Objective: Show all lines of the listing that hold the word "React".
══════════
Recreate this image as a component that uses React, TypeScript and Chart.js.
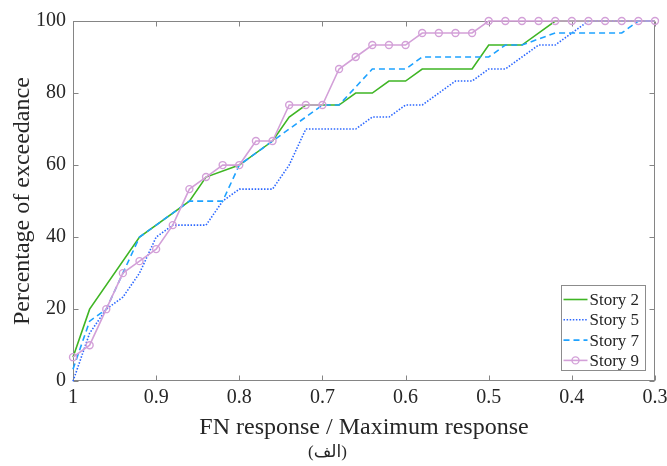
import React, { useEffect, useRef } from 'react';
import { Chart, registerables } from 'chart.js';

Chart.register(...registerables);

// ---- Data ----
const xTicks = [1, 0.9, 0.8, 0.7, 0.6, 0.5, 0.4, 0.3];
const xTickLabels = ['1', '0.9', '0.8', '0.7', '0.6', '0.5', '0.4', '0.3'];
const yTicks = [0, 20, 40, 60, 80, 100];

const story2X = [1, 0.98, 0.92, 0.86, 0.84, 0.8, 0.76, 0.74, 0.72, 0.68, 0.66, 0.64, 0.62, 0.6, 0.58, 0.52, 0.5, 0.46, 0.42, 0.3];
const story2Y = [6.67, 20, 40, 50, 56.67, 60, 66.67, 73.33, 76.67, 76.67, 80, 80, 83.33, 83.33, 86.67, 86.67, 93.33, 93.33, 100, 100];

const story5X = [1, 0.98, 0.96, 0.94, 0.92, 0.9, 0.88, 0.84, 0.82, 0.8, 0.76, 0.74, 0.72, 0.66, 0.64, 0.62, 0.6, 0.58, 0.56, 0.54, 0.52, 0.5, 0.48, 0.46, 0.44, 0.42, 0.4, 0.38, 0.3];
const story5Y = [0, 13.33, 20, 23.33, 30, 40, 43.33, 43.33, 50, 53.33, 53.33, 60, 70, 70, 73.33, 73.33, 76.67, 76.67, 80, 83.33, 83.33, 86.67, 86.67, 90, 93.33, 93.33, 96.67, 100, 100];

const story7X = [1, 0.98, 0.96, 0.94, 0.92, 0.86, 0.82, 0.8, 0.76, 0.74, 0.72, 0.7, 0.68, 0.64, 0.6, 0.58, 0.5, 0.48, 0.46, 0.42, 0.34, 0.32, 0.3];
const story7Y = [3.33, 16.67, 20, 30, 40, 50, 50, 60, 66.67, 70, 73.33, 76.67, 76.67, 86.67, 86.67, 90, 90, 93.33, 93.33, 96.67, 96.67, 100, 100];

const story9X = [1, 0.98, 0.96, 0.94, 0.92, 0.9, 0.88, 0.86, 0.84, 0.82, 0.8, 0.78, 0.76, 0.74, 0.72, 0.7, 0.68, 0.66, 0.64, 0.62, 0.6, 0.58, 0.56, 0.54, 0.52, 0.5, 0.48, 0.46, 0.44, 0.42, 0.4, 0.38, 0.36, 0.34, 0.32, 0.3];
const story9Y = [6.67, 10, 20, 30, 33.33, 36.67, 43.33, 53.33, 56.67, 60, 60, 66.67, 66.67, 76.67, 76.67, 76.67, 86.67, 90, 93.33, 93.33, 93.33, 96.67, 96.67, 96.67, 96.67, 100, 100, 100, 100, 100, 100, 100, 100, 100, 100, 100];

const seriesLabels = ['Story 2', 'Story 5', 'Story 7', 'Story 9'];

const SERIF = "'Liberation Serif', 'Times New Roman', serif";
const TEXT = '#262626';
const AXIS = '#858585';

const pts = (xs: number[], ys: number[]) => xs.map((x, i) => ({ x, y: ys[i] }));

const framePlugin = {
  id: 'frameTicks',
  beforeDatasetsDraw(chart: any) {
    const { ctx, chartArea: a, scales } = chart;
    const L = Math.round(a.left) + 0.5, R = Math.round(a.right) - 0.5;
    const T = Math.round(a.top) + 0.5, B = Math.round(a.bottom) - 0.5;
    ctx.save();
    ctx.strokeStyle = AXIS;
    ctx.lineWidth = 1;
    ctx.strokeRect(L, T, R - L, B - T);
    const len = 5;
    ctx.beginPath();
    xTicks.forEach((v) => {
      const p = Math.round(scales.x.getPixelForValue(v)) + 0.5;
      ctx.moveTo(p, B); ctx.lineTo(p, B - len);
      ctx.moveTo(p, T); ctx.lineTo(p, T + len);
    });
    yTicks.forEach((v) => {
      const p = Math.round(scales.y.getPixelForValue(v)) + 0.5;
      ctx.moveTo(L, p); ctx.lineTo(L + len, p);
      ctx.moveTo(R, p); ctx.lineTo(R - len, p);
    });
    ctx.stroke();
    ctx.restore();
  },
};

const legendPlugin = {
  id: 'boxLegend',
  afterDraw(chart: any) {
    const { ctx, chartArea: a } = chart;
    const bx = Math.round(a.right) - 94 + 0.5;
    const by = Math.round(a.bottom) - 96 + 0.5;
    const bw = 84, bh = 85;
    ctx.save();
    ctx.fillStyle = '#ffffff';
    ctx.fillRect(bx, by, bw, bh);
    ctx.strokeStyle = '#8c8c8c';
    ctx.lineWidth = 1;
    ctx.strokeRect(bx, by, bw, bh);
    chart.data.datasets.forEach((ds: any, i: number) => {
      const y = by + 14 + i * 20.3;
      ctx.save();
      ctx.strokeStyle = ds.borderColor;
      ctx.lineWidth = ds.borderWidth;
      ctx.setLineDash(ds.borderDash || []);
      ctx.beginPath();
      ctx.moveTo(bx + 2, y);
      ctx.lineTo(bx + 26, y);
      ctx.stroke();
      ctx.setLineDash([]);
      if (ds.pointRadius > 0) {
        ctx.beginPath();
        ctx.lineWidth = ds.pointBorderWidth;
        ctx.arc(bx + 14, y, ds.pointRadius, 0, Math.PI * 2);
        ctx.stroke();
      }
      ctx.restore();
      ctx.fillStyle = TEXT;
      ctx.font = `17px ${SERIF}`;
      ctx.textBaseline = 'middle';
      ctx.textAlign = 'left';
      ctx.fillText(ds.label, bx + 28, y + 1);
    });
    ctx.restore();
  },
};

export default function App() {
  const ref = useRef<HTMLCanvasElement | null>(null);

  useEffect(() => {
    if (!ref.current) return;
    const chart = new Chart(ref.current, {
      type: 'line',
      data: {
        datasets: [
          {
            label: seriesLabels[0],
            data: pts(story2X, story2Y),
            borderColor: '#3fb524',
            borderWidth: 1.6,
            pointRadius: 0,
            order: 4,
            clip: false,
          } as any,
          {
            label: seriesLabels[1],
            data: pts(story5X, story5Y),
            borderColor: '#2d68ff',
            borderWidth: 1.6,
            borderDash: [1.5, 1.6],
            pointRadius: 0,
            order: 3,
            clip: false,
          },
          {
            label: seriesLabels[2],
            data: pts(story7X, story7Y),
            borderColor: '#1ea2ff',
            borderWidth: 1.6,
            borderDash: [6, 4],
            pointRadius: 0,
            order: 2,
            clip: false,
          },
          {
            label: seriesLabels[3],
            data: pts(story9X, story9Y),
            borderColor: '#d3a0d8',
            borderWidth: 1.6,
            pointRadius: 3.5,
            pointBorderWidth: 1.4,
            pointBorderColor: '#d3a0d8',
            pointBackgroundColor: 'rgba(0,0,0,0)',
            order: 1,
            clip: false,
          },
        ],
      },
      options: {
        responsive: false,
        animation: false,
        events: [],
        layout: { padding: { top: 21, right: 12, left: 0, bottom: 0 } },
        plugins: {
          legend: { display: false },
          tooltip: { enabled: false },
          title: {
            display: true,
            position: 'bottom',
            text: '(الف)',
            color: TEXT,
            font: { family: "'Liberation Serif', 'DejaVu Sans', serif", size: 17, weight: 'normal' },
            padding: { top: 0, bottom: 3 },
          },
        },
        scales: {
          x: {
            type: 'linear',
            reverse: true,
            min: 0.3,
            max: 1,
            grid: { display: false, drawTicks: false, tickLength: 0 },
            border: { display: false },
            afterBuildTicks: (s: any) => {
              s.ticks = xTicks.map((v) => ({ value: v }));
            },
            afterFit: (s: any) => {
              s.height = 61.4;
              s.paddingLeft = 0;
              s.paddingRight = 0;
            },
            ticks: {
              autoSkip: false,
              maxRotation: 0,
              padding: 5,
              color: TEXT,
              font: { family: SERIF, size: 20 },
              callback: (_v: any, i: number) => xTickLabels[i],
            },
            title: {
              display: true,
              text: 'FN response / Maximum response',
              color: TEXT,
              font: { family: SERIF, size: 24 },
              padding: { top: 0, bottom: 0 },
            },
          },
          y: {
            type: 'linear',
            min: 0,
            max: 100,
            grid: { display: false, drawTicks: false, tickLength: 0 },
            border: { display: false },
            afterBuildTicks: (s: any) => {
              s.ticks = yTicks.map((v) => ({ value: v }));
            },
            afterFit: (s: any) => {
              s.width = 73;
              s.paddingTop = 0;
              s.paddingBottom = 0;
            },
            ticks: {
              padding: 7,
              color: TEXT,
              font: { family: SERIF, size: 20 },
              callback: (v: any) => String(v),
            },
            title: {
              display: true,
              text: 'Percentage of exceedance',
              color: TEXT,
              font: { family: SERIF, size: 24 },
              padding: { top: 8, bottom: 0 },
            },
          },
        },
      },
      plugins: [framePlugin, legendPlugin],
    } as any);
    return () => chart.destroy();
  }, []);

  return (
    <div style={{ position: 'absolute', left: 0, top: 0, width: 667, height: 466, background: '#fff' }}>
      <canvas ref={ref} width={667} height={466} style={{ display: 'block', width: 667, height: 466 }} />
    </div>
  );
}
══════════
Exercise solution:
Recreate this image as a component that uses React, TypeScript and Chart.js.
import React, { useEffect, useRef } from 'react';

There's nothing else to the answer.